OBJECTIVE
Images should be left out, and everything else in the listing reproduced exactly.

::: DATA BLOCK :::

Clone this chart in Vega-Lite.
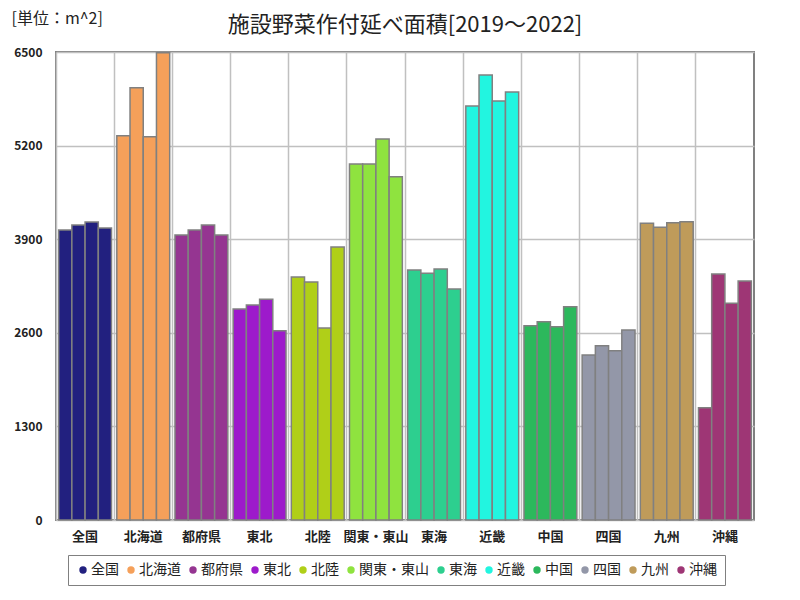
{
  "$schema": "https://vega.github.io/schema/vega-lite/v6.json",
  "width": 698,
  "height": 468,
  "autosize": {"type": "none"},
  "padding": {"left": 56, "top": 52, "right": 46, "bottom": 80},
  "background": "white",
  "title": {"text": "施設野菜作付延べ面積[2019～2022]", "font": "Noto Sans CJK JP", "fontSize": 22, "fontWeight": "normal", "color": "#222222", "anchor": "middle", "offset": -27},
  "config": {
    "view": {"stroke": "#808080", "strokeWidth": 2},
    "font": "Noto Sans CJK JP"
  },
  "data": {"values": [
    {"region": "全国", "year": "2019", "value": 4028},
    {"region": "全国", "year": "2020", "value": 4097},
    {"region": "全国", "year": "2021", "value": 4139},
    {"region": "全国", "year": "2022", "value": 4056},
    {"region": "北海道", "year": "2019", "value": 5338},
    {"region": "北海道", "year": "2020", "value": 6004},
    {"region": "北海道", "year": "2021", "value": 5324},
    {"region": "北海道", "year": "2022", "value": 6490},
    {"region": "都府県", "year": "2019", "value": 3958},
    {"region": "都府県", "year": "2020", "value": 4028},
    {"region": "都府県", "year": "2021", "value": 4097},
    {"region": "都府県", "year": "2022", "value": 3958},
    {"region": "東北", "year": "2019", "value": 2931},
    {"region": "東北", "year": "2020", "value": 2986},
    {"region": "東北", "year": "2021", "value": 3065},
    {"region": "東北", "year": "2022", "value": 2629},
    {"region": "北陸", "year": "2019", "value": 3375},
    {"region": "北陸", "year": "2020", "value": 3306},
    {"region": "北陸", "year": "2021", "value": 2667},
    {"region": "北陸", "year": "2022", "value": 3792},
    {"region": "関東・東山", "year": "2019", "value": 4944},
    {"region": "関東・東山", "year": "2020", "value": 4944},
    {"region": "関東・東山", "year": "2021", "value": 5292},
    {"region": "関東・東山", "year": "2022", "value": 4768},
    {"region": "東海", "year": "2019", "value": 3472},
    {"region": "東海", "year": "2020", "value": 3426},
    {"region": "東海", "year": "2021", "value": 3486},
    {"region": "東海", "year": "2022", "value": 3208},
    {"region": "近畿", "year": "2019", "value": 5750},
    {"region": "近畿", "year": "2020", "value": 6181},
    {"region": "近畿", "year": "2021", "value": 5819},
    {"region": "近畿", "year": "2022", "value": 5944},
    {"region": "中国", "year": "2019", "value": 2699},
    {"region": "中国", "year": "2020", "value": 2754},
    {"region": "中国", "year": "2021", "value": 2685},
    {"region": "中国", "year": "2022", "value": 2963},
    {"region": "四国", "year": "2019", "value": 2292},
    {"region": "四国", "year": "2020", "value": 2421},
    {"region": "四国", "year": "2021", "value": 2352},
    {"region": "四国", "year": "2022", "value": 2639},
    {"region": "九州", "year": "2019", "value": 4121},
    {"region": "九州", "year": "2020", "value": 4065},
    {"region": "九州", "year": "2021", "value": 4130},
    {"region": "九州", "year": "2022", "value": 4143},
    {"region": "沖縄", "year": "2019", "value": 1560},
    {"region": "沖縄", "year": "2020", "value": 3417},
    {"region": "沖縄", "year": "2021", "value": 3009},
    {"region": "沖縄", "year": "2022", "value": 3319}
  ]},
  "mark": {"type": "bar", "stroke": "#808080", "strokeWidth": 1.5, "opacity": 1},
  "encoding": {
    "x": {
      "field": "region", "type": "nominal", "sort": null,
      "scale": {"paddingInner": 0, "paddingOuter": 0},
      "axis": {"title": null, "labelAngle": 0, "labelFontSize": 13, "labelFontWeight": "bold", "labelColor": "#222222", "labelPadding": 10, "ticks": false, "domain": false, "grid": true, "gridColor": "#c0c0c0", "gridWidth": 1.5, "bandPosition": 0}
    },
    "xOffset": {"field": "year", "type": "nominal", "scale": {"paddingInner": 0, "paddingOuter": 0.2}},
    "y": {
      "field": "value", "type": "quantitative",
      "scale": {"domain": [0, 6500], "nice": false},
      "axis": {"values": [0, 1300, 2600, 3900, 5200, 6500], "format": "d", "title": "[単位：m^2]", "titleAngle": 0, "titleX": -45, "titleY": -34, "titleAlign": "left", "titleBaseline": "middle", "titleFontSize": 16, "titleFontWeight": "normal", "titleColor": "#222222", "labelFontSize": 12, "labelFontWeight": "bold", "labelColor": "#222222", "labelPadding": 14, "ticks": false, "domain": false, "grid": true, "gridColor": "#c0c0c0", "gridWidth": 1.5}
    },
    "color": {
      "field": "region", "type": "nominal",
      "scale": {
        "domain": ["全国", "北海道", "都府県", "東北", "北陸", "関東・東山", "東海", "近畿", "中国", "四国", "九州", "沖縄"],
        "range": ["#22207f", "#f5a05a", "#953591", "#9d1acb", "#b0cf18", "#8fe33f", "#2dcf8f", "#22f5e0", "#2cb85c", "#9397a8", "#bf9b5a", "#9e3675"]
      },
      "legend": {"title": null, "orient": "none", "legendX": 12, "legendY": 503, "direction": "horizontal", "columns": 12, "symbolType": "circle", "symbolSize": 55, "symbolStrokeWidth": 0, "symbolOpacity": 1, "labelFontSize": 14, "labelColor": "#222222", "labelOffset": 1, "columnPadding": 5, "padding": 8, "strokeColor": "#808080", "fillColor": "white",
        "encode": {"legend": {"update": {"strokeWidth": {"value": 2}}}}}
    }
  }
}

:::

REPLY TO THE TASK
Clone this chart in Vega-Lite.
{
  "$schema": "https://vega.github.io/schema/vega-lite/v6.json",
  "width": 698,
  "height": 468,
  "autosize": {"type": "none"},
  "padding": {"left": 56, "top": 52, "right": 46, "bottom": 80},
  "background": "white",
  "title": {"text": "施設野菜作付延べ面積[2019～2022]", "font": "Noto Sans CJK JP", "fontSize": 22, "fontWeight": "normal", "color": "#222222", "anchor": "middle", "offset": -27},
  "config": {
    "view": {"stroke": "#808080", "strokeWidth": 2},
    "font": "Noto Sans CJK JP"
  },
  "data": {"values": [
    {"region": "全国", "year": "2019", "value": 4028},
    {"region": "全国", "year": "2020", "value": 4097},
    {"region": "全国", "year": "2021", "value": 4139},
    {"region": "全国", "year": "2022", "value": 4056},
    {"region": "北海道", "year": "2019", "value": 5338},
    {"region": "北海道", "year": "2020", "value": 6004},
    {"region": "北海道", "year": "2021", "value": 5324},
    {"region": "北海道", "year": "2022", "value": 6490},
    {"region": "都府県", "year": "2019", "value": 3958},
    {"region": "都府県", "year": "2020", "value": 4028},
    {"region": "都府県", "year": "2021", "value": 4097},
    {"region": "都府県", "year": "2022", "value": 3958},
    {"region": "東北", "year": "2019", "value": 2931},
    {"region": "東北", "year": "2020", "value": 2986},
    {"region": "東北", "year": "2021", "value": 3065},
    {"region": "東北", "year": "2022", "value": 2629},
    {"region": "北陸", "year": "2019", "value": 3375},
    {"region": "北陸", "year": "2020", "value": 3306},
    {"region": "北陸", "year": "2021", "value": 2667},
    {"region": "北陸", "year": "2022", "value": 3792},
    {"region": "関東・東山", "year": "2019", "value": 4944},
    {"region": "関東・東山", "year": "2020", "value": 4944},
    {"region": "関東・東山", "year": "2021", "value": 5292},
    {"region": "関東・東山", "year": "2022", "value": 4768},
    {"region": "東海", "year": "2019", "value": 3472},
    {"region": "東海", "year": "2020", "value": 3426},
    {"region": "東海", "year": "2021", "value": 3486},
    {"region": "東海", "year": "2022", "value": 3208},
    {"region": "近畿", "year": "2019", "value": 5750},
    {"region": "近畿", "year": "2020", "value": 6181},
    {"region": "近畿", "year": "2021", "value": 5819},
    {"region": "近畿", "year": "2022", "value": 5944},
    {"region": "中国", "year": "2019", "value": 2699},
    {"region": "中国", "year": "2020", "value": 2754},
    {"region": "中国", "year": "2021", "value": 2685},
    {"region": "中国", "year": "2022", "value": 2963},
    {"region": "四国", "year": "2019", "value": 2292},
    {"region": "四国", "year": "2020", "value": 2421},
    {"region": "四国", "year": "2021", "value": 2352},
    {"region": "四国", "year": "2022", "value": 2639},
    {"region": "九州", "year": "2019", "value": 4121},
    {"region": "九州", "year": "2020", "value": 4065},
    {"region": "九州", "year": "2021", "value": 4130},
    {"region": "九州", "year": "2022", "value": 4143},
    {"region": "沖縄", "year": "2019", "value": 1560},
    {"region": "沖縄", "year": "2020", "value": 3417},
    {"region": "沖縄", "year": "2021", "value": 3009},
    {"region": "沖縄", "year": "2022", "value": 3319}
  ]},
  "mark": {"type": "bar", "stroke": "#808080", "strokeWidth": 1.5, "opacity": 1},
  "encoding": {
    "x": {
      "field": "region", "type": "nominal", "sort": null,
      "scale": {"paddingInner": 0, "paddingOuter": 0},
      "axis": {"title": null, "labelAngle": 0, "labelFontSize": 13, "labelFontWeight": "bold", "labelColor": "#222222", "labelPadding": 10, "ticks": false, "domain": false, "grid": true, "gridColor": "#c0c0c0", "gridWidth": 1.5, "bandPosition": 0}
    },
    "xOffset": {"field": "year", "type": "nominal", "scale": {"paddingInner": 0, "paddingOuter": 0.2}},
    "y": {
      "field": "value", "type": "quantitative",
      "scale": {"domain": [0, 6500], "nice": false},
      "axis": {"values": [0, 1300, 2600, 3900, 5200, 6500], "format": "d", "title": "[単位：m^2]", "titleAngle": 0, "titleX": -45, "titleY": -34, "titleAlign": "left", "titleBaseline": "middle", "titleFontSize": 16, "titleFontWeight": "normal", "titleColor": "#222222", "labelFontSize": 12, "labelFontWeight": "bold", "labelColor": "#222222", "labelPadding": 14, "ticks": false, "domain": false, "grid": true, "gridColor": "#c0c0c0", "gridWidth": 1.5}
    },
    "color": {
      "field": "region", "type": "nominal",
      "scale": {
        "domain": ["全国", "北海道", "都府県", "東北", "北陸", "関東・東山", "東海", "近畿", "中国", "四国", "九州", "沖縄"],
        "range": ["#22207f", "#f5a05a", "#953591", "#9d1acb", "#b0cf18", "#8fe33f", "#2dcf8f", "#22f5e0", "#2cb85c", "#9397a8", "#bf9b5a", "#9e3675"]
      },
      "legend": {"title": null, "orient": "none", "legendX": 12, "legendY": 503, "direction": "horizontal", "columns": 12, "symbolType": "circle", "symbolSize": 55, "symbolStrokeWidth": 0, "symbolOpacity": 1, "labelFontSize": 14, "labelColor": "#222222", "labelOffset": 1, "columnPadding": 5, "padding": 8, "strokeColor": "#808080", "fillColor": "white",
        "encode": {"legend": {"update": {"strokeWidth": {"value": 2}}}}}
    }
  }
}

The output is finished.